__YOUR OBJECTIVE__
Skipping all pictures, set down the lines of the listing from the first through the one with "5], [1, 1], [1, 1]];".

========

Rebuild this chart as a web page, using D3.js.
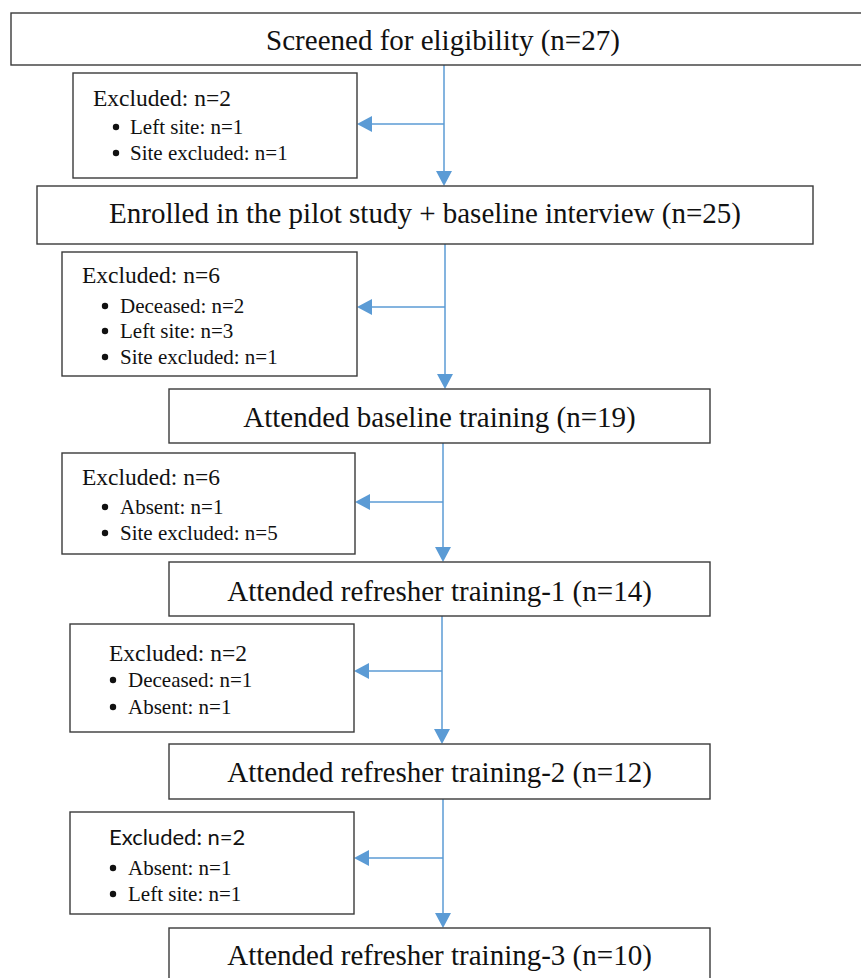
<!DOCTYPE html>
<html>
<head>
<meta charset="utf-8">
<script src="https://cdn.jsdelivr.net/npm/d3@7"></script>
<style>
  body { margin: 0; background: #fff; }
  svg { display: block; }
</style>
</head>
<body>
<div id="chart-area"></div>
<script>
// flow data
var stages = ["Screened for eligibility",
    "Enrolled in the pilot study + baseline interview",
    "Attended baseline training",
    "Attended refresher training-1",
    "Attended refresher training-2",
    "Attended refresher training-3"];
var stageN = [27, 25, 19, 14, 12, 10];

var excludedN = [2, 6, 6, 2, 2];
var excludedReasons = [
    ["Left site", "Site excluded"],
    ["Deceased", "Left site", "Site excluded"],
    ["Absent", "Site excluded"],
    ["Deceased", "Absent"],
    ["Absent", "Left site"]];
var excludedReasonN = [[1, 1], [2, 3, 1], [1, 5], [1, 1], [1, 1]];

// layout (pixels)
var width = 861, height = 978;
var stageBox = [
    { x: 11, y: 13, w: 864, h: 52, base: 50 },
    { x: 37, y: 186, w: 776, h: 58, base: 223 },
    { x: 169, y: 389, w: 541, h: 54, base: 427 },
    { x: 169, y: 562, w: 541, h: 54, base: 601 },
    { x: 169, y: 744, w: 541, h: 55, base: 782 },
    { x: 169, y: 928, w: 541, h: 60, base: 965 }];
var exclBox = [
    { x: 73, y: 73, w: 284, h: 105, tx: 93, base: 106, bx: 116, lx: 130, lines: [134, 160], arrowY: 124 },
    { x: 62, y: 252, w: 295, h: 124, tx: 82, base: 283, bx: 105, lx: 120, lines: [313, 338, 364], arrowY: 307 },
    { x: 62, y: 453, w: 293, h: 101, tx: 82, base: 485, bx: 105, lx: 120, lines: [514, 540], arrowY: 502 },
    { x: 70, y: 624, w: 284, h: 108, tx: 109, base: 661, bx: 113, lx: 128, lines: [687, 714], arrowY: 671 },
    { x: 70, y: 812, w: 284, h: 102, tx: 109, base: 845, bx: 113, lx: 128, lines: [875, 901], arrowY: 858 }];
var spineX = [444, 445, 443, 442, 443];

var blue = "#5B9BD5";
var serif = "'Liberation Serif', 'Times New Roman', serif";

var svg = d3.select("#chart-area")
    .append("svg")
        .attr("width", width)
        .attr("height", height);

// connectors (drawn first so boxes sit on top)
var links = svg.append("g").attr("class", "links");

d3.range(excludedN.length).forEach(function(i){
    var x = spineX[i];
    var y0 = stageBox[i].y + stageBox[i].h;
    var y1 = stageBox[i + 1].y;
    links.append("line")
        .attr("x1", x).attr("x2", x)
        .attr("y1", y0).attr("y2", y1 - 14)
        .attr("stroke", blue).attr("stroke-width", 1.5);
    links.append("path")
        .attr("d", "M" + (x - 8) + "," + (y1 - 15) + "L" + (x + 8) + "," + (y1 - 15) + "L" + x + "," + y1 + "Z")
        .attr("fill", blue);

    var e = exclBox[i];
    var ex = e.x + e.w;
    links.append("line")
        .attr("x1", x).attr("x2", ex + 14)
        .attr("y1", e.arrowY).attr("y2", e.arrowY)
        .attr("stroke", blue).attr("stroke-width", 1.5);
    links.append("path")
        .attr("d", "M" + (ex + 15) + "," + (e.arrowY - 8) + "L" + (ex + 15) + "," + (e.arrowY + 8) + "L" + ex + "," + e.arrowY + "Z")
        .attr("fill", blue);
});

// main stage boxes
var stageG = svg.selectAll("g.stage")
    .data(stages)
    .enter().append("g")
        .attr("class", "stage");

stageG.append("rect")
    .attr("x", function(d, i){ return stageBox[i].x; })
    .attr("y", function(d, i){ return stageBox[i].y; })
    .attr("width", function(d, i){ return stageBox[i].w; })
    .attr("height", function(d, i){ return stageBox[i].h; })
    .attr("fill", "#fff")
    .attr("stroke", "#3a3a3a")
    .attr("stroke-width", 1.4);

stageG.append("text")
    .attr("x", function(d, i){ return i == 0 ? 443 : stageBox[i].x + stageBox[i].w / 2; })
    .attr("y", function(d, i){ return stageBox[i].base; })
    .attr("text-anchor", "middle")
    .attr("font-family", serif)
    .attr("font-size", "29px")
    .attr("fill", "#111")
    .text(function(d, i){ return d + " (n=" + stageN[i] + ")"; });

// exclusion boxes
var exclG = svg.selectAll("g.excl")
    .data(excludedN)
    .enter().append("g")
        .attr("class", "excl");

exclG.append("rect")
    .attr("x", function(d, i){ return exclBox[i].x; })
    .attr("y", function(d, i){ return exclBox[i].y; })
    .attr("width", function(d, i){ return exclBox[i].w; })
    .attr("height", function(d, i){ return exclBox[i].h; })
    .attr("fill", "#fff")
    .attr("stroke", "#3a3a3a")
    .attr("stroke-width", 1.4);

exclG.append("text")
    .attr("x", function(d, i){ return exclBox[i].tx; })
    .attr("y", function(d, i){ return exclBox[i].base; })
    .attr("font-family", function(d, i){ return i == 4 ? "Lato, 'Liberation Sans', sans-serif" : serif; })
    .attr("font-size", function(d, i){ return i == 4 ? "22px" : "23.5px"; })
    .attr("fill", "#111")
    .text(function(d){ return "Excluded: n=" + d; });

exclG.each(function(d, i){
    var g = d3.select(this);
    var e = exclBox[i];
    var items = excludedReasons[i].map(function(r, j){
        return { label: r, n: excludedReasonN[i][j], y: e.lines[j] };
    });
    g.selectAll("circle")
        .data(items)
        .enter().append("circle")
            .attr("cx", e.bx)
            .attr("cy", function(t){ return t.y - 7; })
            .attr("r", 3.2)
            .attr("fill", "#111");
    g.selectAll("text.item")
        .data(items)
        .enter().append("text")
            .attr("class", "item")
            .attr("x", e.lx)
            .attr("y", function(t){ return t.y; })
            .attr("font-family", serif)
            .attr("font-size", "21px")
            .attr("fill", "#111")
            .text(function(t){ return t.label + ": n=" + t.n; });
});
</script>
</body>
</html>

========

__THE REPLY__
Rebuild this chart as a web page, using D3.js.
<!DOCTYPE html>
<html>
<head>
<meta charset="utf-8">
<script src="https://cdn.jsdelivr.net/npm/d3@7"></script>
<style>
  body { margin: 0; background: #fff; }
  svg { display: block; }
</style>
</head>
<body>
<div id="chart-area"></div>
<script>
// flow data
var stages = ["Screened for eligibility",
    "Enrolled in the pilot study + baseline interview",
    "Attended baseline training",
    "Attended refresher training-1",
    "Attended refresher training-2",
    "Attended refresher training-3"];
var stageN = [27, 25, 19, 14, 12, 10];

var excludedN = [2, 6, 6, 2, 2];
var excludedReasons = [
    ["Left site", "Site excluded"],
    ["Deceased", "Left site", "Site excluded"],
    ["Absent", "Site excluded"],
    ["Deceased", "Absent"],
    ["Absent", "Left site"]];
var excludedReasonN = [[1, 1], [2, 3, 1], [1, 5], [1, 1], [1, 1]];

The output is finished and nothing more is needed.